Ma non di sole tentazioni leghiste è fatto il nuovo panorama della banca «etnica». In fondo anche nel ribilanciamento dei pesi tra Torino e Milano che la Compagnia di San Paolo guidata da Angelo Benessia ha cercato - finora senza successi memorabili - di perseguire, passa attraverso esercizi che guardano al certificato di nascita oltre che al curriculum vitae. Anche per questo c’è stato il tentativo di portare Fabio Gallia (Alessandria, 1963) per al posto di direttore generale della banca dei Territori - offerta declinata dall’interessato - andato poi Marco Morelli (Roma, 1962).

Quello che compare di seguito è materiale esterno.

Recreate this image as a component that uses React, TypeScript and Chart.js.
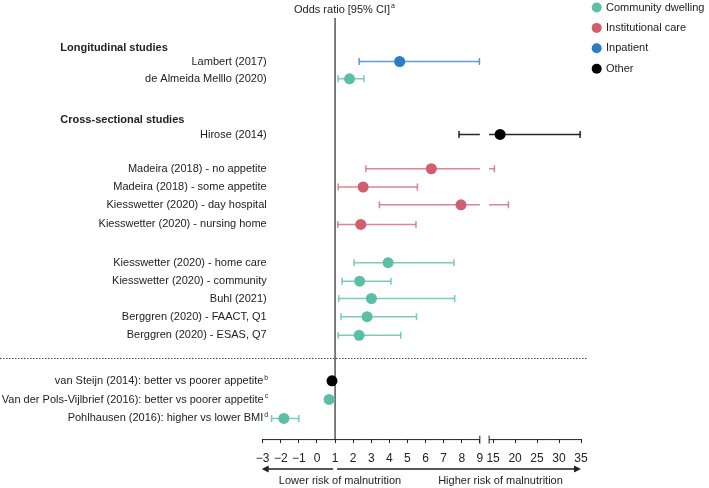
import React, { useEffect, useRef } from 'react';
import { Chart, LinearScale, registerables } from 'chart.js';

Chart.register(...registerables);

// ---------- data ----------
const LABELS = [
  'Lambert (2017)',
  'de Almeida Melllo (2020)',
  'Hirose (2014)',
  'Madeira (2018) - no appetite',
  'Madeira (2018) - some appetite',
  'Kiesswetter (2020) - day hospital',
  'Kiesswetter (2020) - nursing home',
  'Kiesswetter (2020) - home care',
  'Kiesswetter (2020) - community',
  'Buhl (2021)',
  'Berggren (2020) - FAACT, Q1',
  'Berggren (2020) - ESAS, Q7',
  'van Steijn (2014): better vs poorer appetite',
  'Van der Pols-Vijlbrief (2016): better vs poorer appetite',
  'Pohlhausen (2016): higher vs lower BMI',
];
const FOOTNOTES = ['', '', '', '', '', '', '', '', '', '', '', '', 'b', 'c', 'd'];
const GROUP = [
  'Inpatient',
  'Community dwelling',
  'Other',
  'Institutional care',
  'Institutional care',
  'Institutional care',
  'Institutional care',
  'Community dwelling',
  'Community dwelling',
  'Community dwelling',
  'Community dwelling',
  'Community dwelling',
  'Other',
  'Community dwelling',
  'Community dwelling',
];
const ODDS = [4.57, 1.8, 16.6, 6.32, 2.55, 7.96, 2.42, 3.93, 2.36, 3.01, 2.77, 2.33, 0.83, 0.67, -1.83];
const CI_LOW = [2.33, 1.17, 7.85, 2.7, 1.17, 3.45, 1.15, 2.05, 1.39, 1.2, 1.33, 1.17, null, null, -2.51];
const CI_HIGH = [8.98, 2.6, 34.8, 15.3, 5.55, 18.5, 5.47, 7.57, 4.09, 7.61, 5.5, 4.63, null, null, -1.0];
const SERIES = ['Community dwelling', 'Institutional care', 'Inpatient', 'Other'];
const TICKS = [-3, -2, -1, 0, 1, 2, 3, 4, 5, 6, 7, 8, 9, 15, 20, 25, 30, 35];
const HEADERS = ['Longitudinal studies', 'Cross-sectional studies'];
const TITLE = 'Odds ratio [95% CI]';
const TITLE_NOTE = 'a';
const ARROW_LEFT = 'Lower risk of malnutrition';
const ARROW_RIGHT = 'Higher risk of malnutrition';

// ---------- layout (row slots on the vertical scale) ----------
const ROW_SLOT = [0, 0.94, 3.96, 5.82, 6.81, 7.78, 8.84, 10.92, 11.92, 12.86, 13.85, 14.86, 17.33, 18.34, 19.37];
const HEADER_SLOT = [-0.74, 3.15];
const SEPARATOR_SLOT = 16.09;

// ---------- styles ----------
const COLORS = {
  'Community dwelling': '#5bbfa8',
  'Institutional care': '#d25d6d',
  Inpatient: '#2c7bc7',
  Other: '#000000',
};
const LINE_COLORS = {
  'Community dwelling': 'rgba(91,191,168,0.8)',
  'Institutional care': 'rgba(210,93,109,0.75)',
  Inpatient: 'rgba(44,123,199,0.75)',
  Other: 'rgba(0,0,0,0.85)',
};
const FONT = "'Liberation Sans', Arial, Helvetica, sans-serif";
const TEXT = '#222';

// ---------- broken axis ----------
const BREAK_LO = 9;
const BREAK_HI = 14.1;
const GAP = 0.514;
const K = 0.243;

function toDisplay(v: any): number {
  if (v === null || v === undefined || isNaN(v)) return NaN;
  if (v <= BREAK_LO) return v;
  if (v >= BREAK_HI) return BREAK_LO + GAP + (v - BREAK_HI) * K;
  return BREAK_LO + ((v - BREAK_LO) / (BREAK_HI - BREAK_LO)) * GAP;
}
function fromDisplay(d: number): number {
  if (d <= BREAK_LO) return d;
  if (d >= BREAK_LO + GAP) return BREAK_HI + (d - BREAK_LO - GAP) / K;
  return BREAK_LO + ((d - BREAK_LO) / GAP) * (BREAK_HI - BREAK_LO);
}

class BrokenScale extends (LinearScale as any) {
  static id = 'broken';
  static defaults = (LinearScale as any).defaults;
  buildTicks() {
    this.start = this.min;
    this.end = this.max;
    return TICKS.map((v) => ({ value: v }));
  }
  configure() {
    super.configure();
    this._startValue = toDisplay(this.min);
    this._endValue = toDisplay(this.max);
    this._valueRange = this._endValue - this._startValue;
  }
  getPixelForValue(value: any) {
    const d = toDisplay(value);
    if (isNaN(d)) return NaN;
    return this.getPixelForDecimal((d - this._startValue) / this._valueRange);
  }
  getValueForPixel(pixel: number) {
    return fromDisplay(this._startValue + this.getDecimalForPixel(pixel) * this._valueRange);
  }
}
Chart.register(BrokenScale as any);

function fmt(v: number) {
  return v < 0 ? '\u2212' + Math.abs(v) : String(v);
}

function buildDatasets() {
  const ds: any[] = [];
  SERIES.forEach((s) => {
    const pts: any[] = [];
    ODDS.forEach((o, i) => {
      if (GROUP[i] === s) pts.push({ x: o, y: ROW_SLOT[i] });
    });
    ds.push({
      type: 'scatter',
      label: s,
      data: pts,
      pointRadius: 5.5,
      pointHoverRadius: 5.5,
      pointBackgroundColor: COLORS[s],
      pointBorderWidth: 0,
      pointBorderColor: COLORS[s],
      order: 0,
    });
  });
  CI_LOW.forEach((lo, i) => {
    const hi = CI_HIGH[i];
    if (lo === null || hi === null) return;
    const segs: [number, number, boolean, boolean][] = [];
    if (lo < BREAK_LO && hi > BREAK_HI) {
      segs.push([lo, BREAK_LO, true, false]);
      segs.push([BREAK_HI, hi, false, true]);
    } else {
      segs.push([lo, hi, true, true]);
    }
    const c = LINE_COLORS[GROUP[i]];
    segs.forEach(([a, b, ca, cb]) => {
      ds.push({
        type: 'scatter',
        label: '_ci',
        showLine: true,
        data: [
          { x: a, y: ROW_SLOT[i] },
          { x: b, y: ROW_SLOT[i] },
        ],
        borderColor: c,
        borderWidth: 1.5,
        pointStyle: 'line',
        pointRotation: 90,
        pointRadius: [ca ? 3.5 : 0, cb ? 3.5 : 0],
        pointHoverRadius: 0,
        pointBorderColor: c,
        pointBorderWidth: 1.5,
        order: 1,
      });
    });
  });
  return ds;
}

const decorPlugin = {
  id: 'decor',
  beforeDatasetsDraw(chart: any) {
    const { ctx, chartArea, scales } = chart;
    const x = scales.x;
    const y = scales.y;
    ctx.save();
    // reference line at OR = 1
    const x1 = x.getPixelForValue(1);
    ctx.strokeStyle = '#555';
    ctx.lineWidth = 1.5;
    ctx.beginPath();
    ctx.moveTo(x1, chartArea.top);
    ctx.lineTo(x1, chartArea.bottom);
    ctx.stroke();
    // dotted separator
    const ys = Math.round(y.getPixelForValue(SEPARATOR_SLOT)) + 0.5;
    ctx.strokeStyle = '#444';
    ctx.lineWidth = 1;
    ctx.setLineDash([1.5, 1.5]);
    ctx.beginPath();
    ctx.moveTo(0, ys);
    ctx.lineTo(x.right + 6, ys);
    ctx.stroke();
    ctx.restore();
  },
  afterDraw(chart: any) {
    const { ctx, chartArea, scales } = chart;
    const x = scales.x;
    const y = scales.y;
    ctx.save();
    // broken baseline
    const by = chartArea.bottom + 0.5;
    ctx.strokeStyle = '#222';
    ctx.lineWidth = 1;
    const p9 = x.getPixelForValue(BREAK_LO);
    const p14 = x.getPixelForValue(BREAK_HI);
    ctx.beginPath();
    ctx.moveTo(x.getPixelForValue(-3), by);
    ctx.lineTo(p9, by);
    ctx.moveTo(p14, by);
    ctx.lineTo(x.getPixelForValue(35), by);
    ctx.moveTo(p9, by - 4);
    ctx.lineTo(p9, by + 4);
    ctx.moveTo(p14, by - 4);
    ctx.lineTo(p14, by + 4);
    ctx.stroke();

    // arrows
    const ay = 469;
    const x1 = x.getPixelForValue(1);
    const xl = x.getPixelForValue(-3) - 1;
    const xr = x.getPixelForValue(35);
    ctx.fillStyle = '#222';
    ctx.lineWidth = 1.3;
    ctx.beginPath();
    ctx.moveTo(x1 - 2, ay);
    ctx.lineTo(xl + 5, ay);
    ctx.moveTo(x1 + 2, ay);
    ctx.lineTo(xr - 5, ay);
    ctx.stroke();
    ctx.beginPath();
    ctx.moveTo(xl, ay);
    ctx.lineTo(xl + 7, ay - 3.5);
    ctx.lineTo(xl + 7, ay + 3.5);
    ctx.closePath();
    ctx.fill();
    ctx.beginPath();
    ctx.moveTo(xr, ay);
    ctx.lineTo(xr - 7, ay - 3.5);
    ctx.lineTo(xr - 7, ay + 3.5);
    ctx.closePath();
    ctx.fill();

    ctx.fillStyle = TEXT;
    ctx.font = `11px ${FONT}`;
    ctx.textBaseline = 'middle';
    ctx.textAlign = 'center';
    ctx.fillText(ARROW_LEFT, 340, 481);
    ctx.fillText(ARROW_RIGHT, 500.5, 481);

    // title
    ctx.textAlign = 'left';
    ctx.fillText(TITLE, 294, 9.5);
    const tw = ctx.measureText(TITLE).width;
    ctx.font = `7px ${FONT}`;
    ctx.fillText(TITLE_NOTE, 294 + tw + 1, 6);

    // row labels
    const RIGHT = 266.7;
    LABELS.forEach((lab, i) => {
      const py = y.getPixelForValue(ROW_SLOT[i]);
      const note = FOOTNOTES[i];
      ctx.textAlign = 'right';
      if (note) {
        ctx.font = `7px ${FONT}`;
        const nw = ctx.measureText(note).width;
        ctx.fillText(note, RIGHT + 1.5, py - 3);
        ctx.font = `11px ${FONT}`;
        ctx.fillText(lab, RIGHT + 1.5 - nw - 1, py);
      } else {
        ctx.font = `11px ${FONT}`;
        ctx.fillText(lab, RIGHT, py);
      }
    });
    // headers
    ctx.textAlign = 'left';
    ctx.font = `bold 11px ${FONT}`;
    HEADERS.forEach((h, i) => {
      ctx.fillText(h, 60.3, y.getPixelForValue(HEADER_SLOT[i]));
    });

    // legend
    ctx.font = `11px ${FONT}`;
    SERIES.forEach((s, i) => {
      const cy = 7.5 + i * 20.4;
      ctx.fillStyle = COLORS[s];
      ctx.beginPath();
      ctx.arc(596.7, cy, 5, 0, Math.PI * 2);
      ctx.fill();
      ctx.fillStyle = TEXT;
      ctx.fillText(s, 606, cy);
    });
    ctx.restore();
  },
};

export default function App() {
  const ref = useRef<HTMLCanvasElement>(null);
  useEffect(() => {
    document.body.style.margin = '0';
    Chart.defaults.font.family = FONT;
    const chart = new Chart(ref.current as HTMLCanvasElement, {
      type: 'scatter',
      data: { datasets: buildDatasets() },
      options: {
        animation: false,
        responsive: true,
        maintainAspectRatio: false,
        events: [],
        layout: { padding: { left: 262.7, right: 128, top: 18, bottom: 13.5 } },
        plugins: { legend: { display: false }, tooltip: { enabled: false } },
        scales: {
          x: {
            type: 'broken',
            min: -3,
            max: 35,
            grid: { drawOnChartArea: false, drawTicks: true, tickLength: 4, color: '#222', lineWidth: 1 },
            border: { display: false },
            ticks: {
              autoSkip: false,
              maxRotation: 0,
              minRotation: 0,
              padding: 8.5,
              color: TEXT,
              font: { family: FONT, size: 12 },
              callback: (v: any) => fmt(Number(v)),
            },
          },
          y: { type: 'linear', display: false, reverse: true, min: -2.36, max: 20.49 },
        },
      } as any,
      plugins: [decorPlugin],
    });
    return () => chart.destroy();
  }, []);
  return (
    <div style={{ width: 709, height: 488, position: 'relative' }}>
      <canvas ref={ref} />
    </div>
  );
}
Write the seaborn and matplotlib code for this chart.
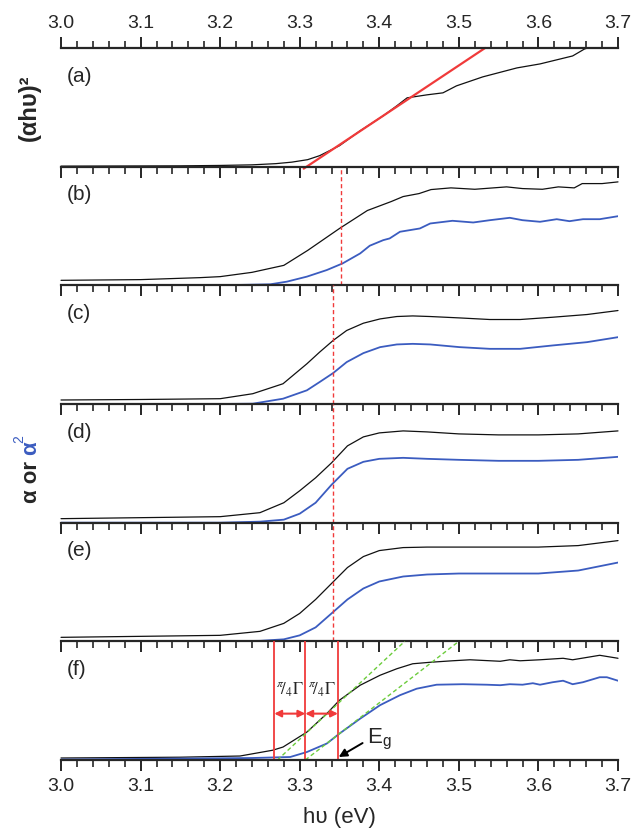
import matplotlib
matplotlib.use("Agg")
import matplotlib.pyplot as plt
from matplotlib.ticker import MultipleLocator
import pandas as pd
import seaborn as sns

# ---- data (photon energy in eV, signal in arbitrary units) ----
a_x = [3.00, 3.15, 3.20, 3.24, 3.27, 3.29, 3.31, 3.325, 3.35, 3.376, 3.405, 3.422,
       3.435, 3.46, 3.48, 3.497, 3.53, 3.573, 3.602, 3.643, 3.658, 3.662]
a_black = [0.5, 0.8, 1.2, 1.8, 3.0, 4.5, 7, 11, 21, 36, 51, 61,
           69, 72, 74, 81, 90, 99, 103, 111, 118, 119]
a_fit_x = [3.305, 3.533]
a_fit_y = [-2, 119]

b_x = [3.00, 3.10, 3.175, 3.20, 3.24, 3.28, 3.31, 3.35, 3.385, 3.415, 3.43, 3.45,
       3.465, 3.49, 3.52, 3.56, 3.58, 3.605, 3.625, 3.645, 3.655, 3.68, 3.70]
b_black = [5, 5.7, 7.7, 8.7, 13, 20, 35, 57, 75, 84, 89, 92,
           96, 97.7, 96.3, 98.7, 97, 96.3, 98.7, 97.7, 102, 102, 103.7]
b_blue_x = [3.00, 3.20, 3.263, 3.284, 3.309, 3.334, 3.354, 3.376, 3.388, 3.405, 3.413,
            3.426, 3.451, 3.464, 3.492, 3.518, 3.539, 3.564, 3.58, 3.602, 3.623,
            3.639, 3.656, 3.677, 3.70]
b_blue = [0, 0, 1, 3.7, 8.7, 15.3, 22, 32, 39.7, 45.3, 47,
          53.7, 57, 62, 64.7, 63, 65.3, 67.7, 65.3, 63.7, 66.3,
          64.3, 66.3, 66.3, 69.3]

c_x = [3.00, 3.10, 3.20, 3.241, 3.279, 3.309, 3.325, 3.342, 3.359, 3.38, 3.401, 3.422,
       3.442, 3.464, 3.501, 3.539, 3.577, 3.618, 3.661, 3.70]
c_black = [4, 4.5, 5.3, 10.3, 20.3, 40.3, 52, 63.7, 73.7, 81, 85.3, 87.7,
           88.3, 87.7, 86.3, 84.7, 84.7, 87, 89.7, 93.7]
c_blue = [0, 0, 0, 0.3, 5.3, 13.7, 22, 31, 42, 51, 57, 59.7,
          60.3, 59.7, 57, 55.3, 55.3, 58.7, 62, 67]

d_x = [3.00, 3.20, 3.25, 3.28, 3.30, 3.32, 3.34, 3.36, 3.38, 3.40, 3.43, 3.46,
       3.50, 3.55, 3.60, 3.65, 3.70]
d_black = [4, 6, 10, 20, 32, 45, 60, 77, 86, 90, 92, 91, 89, 88, 88, 89, 92]
d_blue = [0, 0, 1, 3, 9, 20, 38, 54, 61, 64, 65, 64, 63, 62, 62, 63, 66]

e_x = [3.00, 3.20, 3.25, 3.28, 3.30, 3.32, 3.34, 3.36, 3.38, 3.40, 3.43, 3.46,
       3.50, 3.55, 3.60, 3.65, 3.70]
e_black = [4, 6, 10, 18, 28, 42, 58, 74, 85, 91, 94, 94.5, 94.5, 94.5, 94.5, 96, 101]
e_blue = [0, 0, 0.5, 2, 6, 14, 28, 42, 53, 60, 65, 67, 68, 68, 68, 71, 79]

f_x = [3.00, 3.15, 3.225, 3.266, 3.279, 3.309, 3.334, 3.35, 3.376, 3.401, 3.422, 3.442,
       3.464, 3.492, 3.514, 3.552, 3.564, 3.577, 3.602, 3.631, 3.643, 3.677, 3.70]
f_black = [2, 2.8, 4, 9.8, 13, 28, 46.5, 60, 75, 85, 91.5, 96.5,
           98, 99.5, 100.5, 99, 100.5, 99.5, 100.5, 102, 100.5, 105, 102]
f_blue_x = [3.00, 3.24, 3.288, 3.309, 3.334, 3.35, 3.376, 3.401, 3.426, 3.447, 3.472,
            3.505, 3.535, 3.552, 3.564, 3.58, 3.593, 3.602, 3.618, 3.631, 3.643,
            3.656, 3.677, 3.686, 3.70]
f_blue = [0.5, 2, 3, 8, 16.5, 26.5, 41.5, 55, 65, 71.5, 75.5,
          76, 75.5, 75, 76, 75.5, 77, 75.5, 78, 79.5, 76,
          78, 83, 83, 79.5]

guide_b = 3.352          # dashed marker in (b)
guide_cde = 3.342        # dashed marker in (c)-(e)
f_bounds = [3.268, 3.307, 3.348]
f_green1_x, f_green1_y = [3.272, 3.432], [0, 119]
f_green2_x, f_green2_y = [3.307, 3.500], [0, 119]

BLACK = "#111111"
BLUE = "#3b5cc0"
RED = "#f03a3a"
GREEN = "#6ccc3c"

sns.set_style("ticks")
plt.rcParams["font.family"] = ["Liberation Sans", "DejaVu Sans"]

fig, axes = plt.subplots(6, 1, figsize=(6.33, 8.37), dpi=100, sharex=True)
fig.subplots_adjust(left=0.0964, right=0.9763, top=0.9415, bottom=0.0908, hspace=0)

panels = [
    ("(a)", a_x, a_black, None, None),
    ("(b)", b_x, b_black, b_blue_x, b_blue),
    ("(c)", c_x, c_black, c_x, c_blue),
    ("(d)", d_x, d_black, d_x, d_blue),
    ("(e)", e_x, e_black, e_x, e_blue),
    ("(f)", f_x, f_black, f_blue_x, f_blue),
]

for ax, (lab, x, yk, xb, yb) in zip(axes, panels):
    ax.set_facecolor("none")
    sns.lineplot(data=pd.DataFrame({"E": x, "s": yk}), x="E", y="s", ax=ax,
                 color=BLACK, lw=0.9, estimator=None, sort=False, clip_on=False)
    if xb is not None:
        sns.lineplot(data=pd.DataFrame({"E": xb, "s": yb}), x="E", y="s", ax=ax,
                     color=BLUE, lw=1.3, estimator=None, sort=False)
    ax.set_xlim(3.0, 3.7)
    ax.set_ylim(0, 119)
    ax.set_xlabel("")
    ax.set_ylabel("")
    ax.set_yticks([])
    for s in ["left", "right", "top"]:
        ax.spines[s].set_visible(False)
    ax.spines["bottom"].set_linewidth(1.6)
    ax.xaxis.set_major_locator(MultipleLocator(0.1))
    ax.xaxis.set_minor_locator(MultipleLocator(0.02))
    ax.tick_params(axis="x", which="major", direction="out", length=8, width=1.4,
                   labelsize=14, labelbottom=False, pad=4)
    ax.tick_params(axis="x", which="minor", direction="out", length=5, width=1.2)
    ax.text(0.01, 0.77, lab, transform=ax.transAxes, fontsize=15, va="center", ha="left")

# top axis of (a)
ax = axes[0]
ax.spines["top"].set_visible(True)
ax.spines["top"].set_linewidth(1.6)
ax.xaxis.set_ticks_position("both")
ax.tick_params(axis="x", which="both", top=True, labeltop=True)
ax.plot(a_fit_x, a_fit_y, color=RED, lw=1.6, clip_on=False)

# bottom labels on (f)
axes[-1].tick_params(axis="x", labelbottom=True)
axes[-1].set_xlabel("h\u03c5 (eV)", fontsize=16, labelpad=9)

# dashed guides
axes[1].axvline(guide_b, color=RED, lw=1.0, ls=(0, (3, 2)))
for ax in axes[2:5]:
    ax.axvline(guide_cde, color=RED, lw=1.0, ls=(0, (3, 2)))

# panel (f) annotations
ax = axes[5]
for xv in f_bounds:
    ax.axvline(xv, color=RED, lw=1.3)
ax.plot(f_green1_x, f_green1_y, color=GREEN, lw=1.0, ls=(0, (3, 2)))
ax.plot(f_green2_x, f_green2_y, color=GREEN, lw=1.0, ls=(0, (3, 2)))
for x0, x1 in zip(f_bounds[:-1], f_bounds[1:]):
    ax.annotate("", xy=(x0, 46.5), xytext=(x1, 46.5),
                arrowprops=dict(arrowstyle="<|-|>", color=RED, lw=1.5,
                                shrinkA=0, shrinkB=0, mutation_scale=10))
    ax.text((x0 + x1) / 2, 71, r"$^{\pi}\!/_{4}\Gamma$", ha="center", va="center",
            fontsize=12, math_fontfamily="stix")
ax.annotate("", xy=(3.349, 3), xytext=(3.379, 17),
            arrowprops=dict(arrowstyle="-|>", color="black", lw=1.4,
                            shrinkA=0, shrinkB=0, mutation_scale=12))
ax.text(3.384, 22, r"E$_\mathregular{g}$", fontsize=16, ha="left", va="center")

# y labels
fig.text(0.046, 1 - 108 / 837, "(\u03b1h\u03c5)\u00b2", rotation=90, fontsize=17,
         fontweight="bold", ha="center", va="center")
fig.canvas.draw()
r = fig.canvas.get_renderer()
t1 = fig.text(0.049, 1 - 503 / 837, "\u03b1 or ", rotation=90, fontsize=16,
              fontweight="bold", ha="center", va="bottom")
bb = t1.get_window_extent(r).transformed(fig.transFigure.inverted())
t2 = fig.text(0.049, bb.y1, "\u03b1", rotation=90, fontsize=16, color=BLUE,
              fontweight="bold", ha="center", va="bottom")
bb2 = t2.get_window_extent(r).transformed(fig.transFigure.inverted())
fig.text(0.030, bb2.y1 - 0.002, "2", rotation=90, fontsize=10, color=BLUE,
         ha="center", va="bottom")

fig.savefig("out.png", dpi=100)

E nella partita ancora aperta per la nuova presidenza del consiglio di gestione, che all’epoca della fusione era stato dato a Torino, Benessia ha provato a scalzare Enrico Salza (Torino, 1937) con Emilio Ottolenghi (Torino, 1932) contando proprio sulla città di nascita del candidato, nonostante lo stesso Ottolenghi sia da anni esponente di spicco della componente bolognese dell’azionariato. Adesso il duello resta fra lo stesso Salza e Domenico Siniscalco (Torino, 1954) che non pare messo a rischio da qualche remota ascendenza salernitana...
C’è chi della componente etnicomanageriale prende atto con grande naturalezza. Così Massimo Ponzellini (Bologna, 1950), presidente della Popolare di Milano nonostante la nascita e la residenza emiliana e un passato non ostile al centrosinistra («Vicino a Prodi? Sì, vicino di casa», recitava una disincantata replica del portavoce del Professore, Silvio Sircana») ha di recente spiegato al Corriere della Sera che se Umberto Bossi lo sponsorizza così tanto «credo che si debba alle mie origini varesine», visto che suo padre è nato in quella Provincia. C’è anche chi si smarca dalle etichette politiche, come ha fatto l’ad di Veneto Banca Vincenzo Consoli (Miglianico, 1949), usando proprio il certificato di nascita.
Lui, per non essere caratterizzato come banchiere della Lega, sottolinea le sue origini materane. Ma anche questo è un segno dei tempi in cui i banchieri devono girare sempre più spesso con il certificato di nascita. certo è che se sul panorama italiano si affacciasse un nuovo Enrico Cuccia avrebbe i suoi problemi ad affermarsi. Chi vorrebbe «un siciliano a Milano»?